For anyone wanting to visit Breckenridge, or Estes Park + Rocky Mt Nat'l Park, but has concerns about altitude: consider sleeping in Vail first, where it's about 8000. That's what we opted for, for exactly this reason - took an exchange into a lovely TS there (Sandstone Creek Club), and acclimated for a few days, before a day trip to Breckenridge and up its mountain, and felt fine. After week 1 we drove to Estes Park thru RMNP for our second TS week, and were OK for the drive, which tops 12,000. 

I can't say I didn't struggle a bit from the altitude on some of the hikes way up there in RMNP. Actually, I had a headache for a day or 2 in Park City as well. Altitudes never used to bother me but I've gotten more sensitive. It helps to drink lots of water, so I hear - good advice I didn't follow...


----------



## PigsDad (Aug 22, 2012)

The other thing regarding altitudes is that, for many people, altitude sickness is really brought on by prolonged stays above a certain altitude.  That is why you rarely hear of people having issues just driving in RMNP (over 12K ft) or just spending a day in Breckenridge.  Staying and sleeping there is a big difference vs. a day trip.  Estes Park at the base of RMNP is only 7,500 ft.

And yes, the best prevention is to be properly hydrated.  People don't realize just how dry the air is at altitude;  you lose a lot more hydration just breathing vs. lower altitude.  Another big tip is to lay off alcohol (especially the first couple of days) as that can cause dehydration as well.

Kurt


----------



## Davey54321 (Sep 9, 2012)

*Piggybacking off this post - which location better in late April*

I just posted with this question and then saw this thread and thought I would try to leverage this. 

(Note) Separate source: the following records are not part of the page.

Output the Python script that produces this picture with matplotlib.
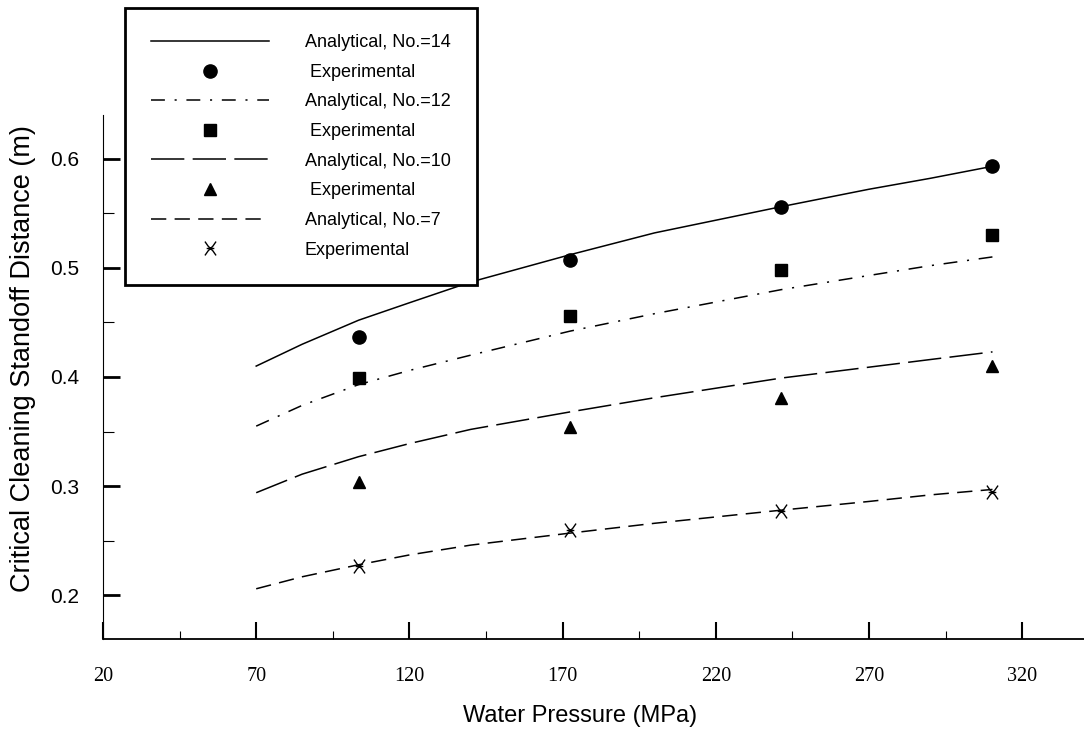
import numpy as np
import matplotlib
matplotlib.use("Agg")
import matplotlib.pyplot as plt
from matplotlib.path import Path

# analytical curves
x_line = [70, 85, 103.4, 120, 140, 172.4, 200, 241.3, 270, 290, 310.3]
y_no14 = [0.410, 0.430, 0.452, 0.468, 0.487, 0.512, 0.532, 0.556, 0.572, 0.582, 0.593]
y_no12 = [0.355, 0.374, 0.393, 0.406, 0.420, 0.442, 0.458, 0.480, 0.493, 0.502, 0.510]
y_no10 = [0.294, 0.311, 0.327, 0.339, 0.352, 0.368, 0.381, 0.399, 0.409, 0.416, 0.423]
y_no7 = [0.206, 0.217, 0.228, 0.237, 0.246, 0.257, 0.266, 0.278, 0.286, 0.292, 0.297]

# experimental points
x_exp = [103.4, 172.4, 241.3, 310.3]
e_no14 = [0.437, 0.507, 0.556, 0.593]
e_no12 = [0.399, 0.456, 0.498, 0.530]
e_no10 = [0.304, 0.354, 0.381, 0.410]
e_no7 = [0.227, 0.260, 0.277, 0.295]

xticks = [20, 70, 120, 170, 220, 270, 320]
yticks = [0.2, 0.3, 0.4, 0.5, 0.6]

plt.rcParams['lines.scale_dashes'] = False

# curved x with a bar, like the scanned marker
verts = [(-0.8, 1.0), (-0.35, 0.35), (0, 0), (0.35, 0.35), (0.8, 1.0),
         (-0.8, -1.0), (-0.35, -0.35), (0, 0), (0.35, -0.35), (0.8, -1.0),
         (-0.55, 0), (0.55, 0)]
codes = [Path.MOVETO, Path.LINETO, Path.LINETO, Path.LINETO, Path.LINETO,
         Path.MOVETO, Path.LINETO, Path.LINETO, Path.LINETO, Path.LINETO,
         Path.MOVETO, Path.LINETO]
star = Path(verts, codes)

fig = plt.figure(figsize=(10.84, 7.34), dpi=100)
ax = fig.add_axes([103/1084, 1-639/734, 980.5/1084, 524/734])

lw = 1.1
l14, = ax.plot(x_line, y_no14, color='black', lw=lw)
p14, = ax.plot(x_exp, e_no14, 'o', color='black', ms=9.5)
l12, = ax.plot(x_line, y_no12, color='black', lw=lw, dashes=(10, 7, 1.5, 7))
p12, = ax.plot(x_exp, e_no12, 's', color='black', ms=9)
l10, = ax.plot(x_line, y_no10, color='black', lw=lw, dashes=(24, 6))
p10, = ax.plot(x_exp, e_no10, '^', color='black', ms=9)
l7, = ax.plot(x_line, y_no7, color='black', lw=lw, dashes=(11, 6))
p7, = ax.plot(x_exp, e_no7, marker=star, ls='none', color='black',
              mfc='none', mew=1.0, ms=10)

ax.set_xlim(20, 340)
ax.set_ylim(0.16, 0.64)

for s in ['top', 'right']:
    ax.spines[s].set_visible(False)
ax.spines['left'].set_linewidth(0.8)
ax.spines['bottom'].set_linewidth(1.3)

ax.set_xticks(xticks)
ax.set_xticks([45, 95, 145, 195, 245, 295], minor=True)
ax.set_yticks(yticks)
ax.set_yticks([0.25, 0.35, 0.45, 0.55], minor=True)
ax.set_yticklabels(['0.2', '0.3', '0.4', '0.5', '0.6'])
ax.tick_params(axis='x', which='major', direction='in', length=12, width=1.5,
               pad=20, labelsize=14.5, labelfontfamily='Liberation Serif')
ax.tick_params(axis='x', which='minor', direction='in', length=6, width=0.8)
ax.tick_params(axis='y', which='major', direction='in', length=12, width=2,
               pad=17, labelsize=15, labelfontfamily='Liberation Sans')
ax.tick_params(axis='y', which='minor', direction='in', length=8, width=0.8)

fig.text(580/1084, 1-716/734, 'Water Pressure (MPa)', ha='center', va='center',
         fontsize=17, family='Liberation Sans')
fig.text(23/1084, 1-359/734, 'Critical Cleaning Standoff Distance (m)',
         rotation=90, ha='center', va='center', fontsize=19.5,
         family='Liberation Sans')

handles = [l14, p14, l12, p12, l10, p10, l7, p7]
labels = ['Analytical, No.=14', ' Experimental', 'Analytical, No.=12',
          ' Experimental', 'Analytical, No.=10', ' Experimental',
          'Analytical, No.=7', 'Experimental']
leg = fig.legend(handles, labels, loc='upper left',
                 bbox_to_anchor=(125/1084, 1-8/734), borderaxespad=0,
                 prop={'family': 'Liberation Sans', 'size': 13},
                 handlelength=6.5, handletextpad=2.0, labelspacing=0.7,
                 borderpad=1.45, numpoints=1, fancybox=False,
                 edgecolor='black', framealpha=1)
leg.get_frame().set_linewidth(2)

fig.savefig('out.png', dpi=100)
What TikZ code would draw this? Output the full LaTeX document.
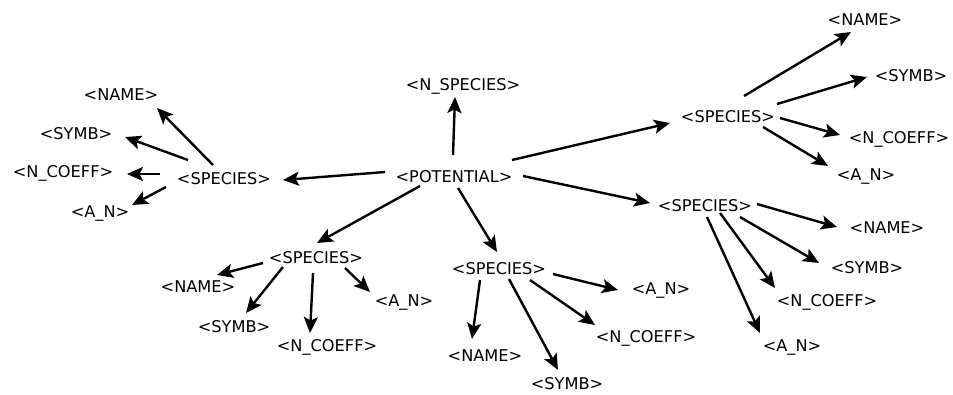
\documentclass[tikz,border=0pt]{standalone}
\usepackage{fontspec}
\setmainfont{DejaVu Sans}
\usetikzlibrary{arrows.meta}
\begin{document}
\begin{tikzpicture}[x=1pt,y=-1pt,
  lbl/.style={inner sep=0pt,font=\fontsize{16.2}{19}\selectfont},
  arr/.style={line width=2.4pt,-{Stealth[length=16pt,width=14pt,inset=3.5pt]}}]
\useasboundingbox[fill=white] (0,0) rectangle (953,394);
% nodes
\node[lbl] (pot) at (454,177) {<POTENTIAL>};
\node[lbl] (ns) at (463,86) {<N\_SPECIES>};
% left cluster
\node[lbl] (sp1) at (224,179) {<SPECIES>};
\node[lbl] (nm1) at (121,95) {<NAME>};
\node[lbl] (sy1) at (76,134) {<SYMB>};
\node[lbl] (nc1) at (63,173) {<N\_COEFF>};
\node[lbl] (an1) at (100,214) {<A\_N>};
% top right
\node[lbl] (sp2) at (728,117) {<SPECIES>};
\node[lbl] (nm2) at (865,20) {<NAME>};
\node[lbl] (sy2) at (911,76) {<SYMB>};
\node[lbl] (nc2) at (899,139) {<N\_COEFF>};
\node[lbl] (an2) at (866,177) {<A\_N>};
% right lower
\node[lbl] (sp3) at (705,206) {<SPECIES>};
\node[lbl] (nm3) at (887,228) {<NAME>};
\node[lbl] (sy3) at (867,268) {<SYMB>};
\node[lbl] (nc3) at (827,302) {<N\_COEFF>};
\node[lbl] (an3) at (792,347) {<A\_N>};
% bottom middle
\node[lbl] (sp4) at (499,269) {<SPECIES>};
\node[lbl] (nm4) at (485,356) {<NAME>};
\node[lbl] (sy4) at (567,384) {<SYMB>};
\node[lbl] (nc4) at (646,338) {<N\_COEFF>};
\node[lbl] (an4) at (661,290) {<A\_N>};
% bottom left
\node[lbl] (sp5) at (316,258) {<SPECIES>};
\node[lbl] (nm5) at (198,287) {<NAME>};
\node[lbl] (sy5) at (234,327) {<SYMB>};
\node[lbl] (nc5) at (327,347) {<N\_COEFF>};
\node[lbl] (an5) at (404,302) {<A\_N>};
% arrows
\draw[arr] ([shift={(-1,-22)}]pot.center) -- ([shift={(-8,11)}]ns.center);
\draw[arr] ([shift={(-69,-5)}]pot.center) -- ([shift={(59,1)}]sp1.center);
\draw[arr] ([shift={(58,-17)}]pot.center) -- ([shift={(-58,6)}]sp2.center);
\draw[arr] ([shift={(69,-1)}]pot.center) -- ([shift={(-55,-3)}]sp3.center);
\draw[arr] ([shift={(4,11)}]pot.center) -- ([shift={(-2,-17)}]sp4.center);
\draw[arr] ([shift={(-34,9)}]pot.center) -- ([shift={(1,-15)}]sp5.center);
% left
\draw[arr] ([shift={(-11,-14)}]sp1.center) -- ([shift={(36,13)}]nm1.center);
\draw[arr] ([shift={(-36,-19)}]sp1.center) -- ([shift={(49,3)}]sy1.center);
\draw[arr] ([shift={(-64,-5)}]sp1.center) -- ([shift={(64,1)}]nc1.center);
\draw[arr] ([shift={(-58,8)}]sp1.center) -- ([shift={(32,-9)}]an1.center);
% top right
\draw[arr] ([shift={(16,-21)}]sp2.center) -- ([shift={(-14,12)}]nm2.center);
\draw[arr] ([shift={(49,-13)}]sp2.center) -- ([shift={(-44,1)}]sy2.center);
\draw[arr] ([shift={(52,1)}]sp2.center) -- ([shift={(-59,-4)}]nc2.center);
\draw[arr] ([shift={(35,10)}]sp2.center) -- ([shift={(-38,-11)}]an2.center);
% right lower
\draw[arr] ([shift={(52,-2)}]sp3.center) -- ([shift={(-50,-1)}]nm3.center);
\draw[arr] ([shift={(35,11)}]sp3.center) -- ([shift={(-48,-5)}]sy3.center);
\draw[arr] ([shift={(15,7)}]sp3.center) -- ([shift={(-52,-14)}]nc3.center);
\draw[arr] ([shift={(2,11)}]sp3.center) -- ([shift={(-32,-14)}]an3.center);
% bottom middle
\draw[arr] ([shift={(-19,11)}]sp4.center) -- ([shift={(-13,-17)}]nm4.center);
\draw[arr] ([shift={(10,10)}]sp4.center) -- ([shift={(-9,-14)}]sy4.center);
\draw[arr] ([shift={(31,11)}]sp4.center) -- ([shift={(-51,-13)}]nc4.center);
\draw[arr] ([shift={(54,5)}]sp4.center) -- ([shift={(-43,0)}]an4.center);
% bottom left
\draw[arr] ([shift={(-53,5)}]sp5.center) -- ([shift={(19,-12)}]nm5.center);
\draw[arr] ([shift={(-33,9)}]sp5.center) -- ([shift={(12,-14)}]sy5.center);
\draw[arr] ([shift={(-3,15)}]sp5.center) -- ([shift={(-17,-14)}]nc5.center);
\draw[arr] ([shift={(29,10)}]sp5.center) -- ([shift={(-34,-10)}]an5.center);
\end{tikzpicture}
\end{document}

Do the same preferences apply to you repliers for late April, as for summertime in Utah/Colorado  Marriott resorts?

Thanks!
Vicki


----------



## Tia (Sep 9, 2012)

BIL has a list of tips to minimize altitude sickness at his place in Fairplay, above Breckenridge. Don't recall all so I Googled and found several including this
 which says Powerade really helped-
http://www.windowseatblog.com/2009/08/tips-avoid-altitude-sickness-not-same-old-advice


----------



## PStreet1 (Sep 9, 2012)

Going up gradually really helps.  Spend the night in Denver, then go to Breckenridge--chances are, you'll have no problems.  Drink lots of fluids and enjoy.


----------



## PStreet1 (Sep 9, 2012)

Davey54321 said:


> I just posted with this question and then saw this thread and thought I would try to leverage this.
> 
> Do the same preferences apply to you repliers for late April, as for summertime in Utah/Colorado  Marriott resorts?
> 
> ...


The problem with April is it is often still muddy if you're a hiker.  The higher up you are, the cooler, so you might check historical temperature averages for both and see which seems better for you.


----------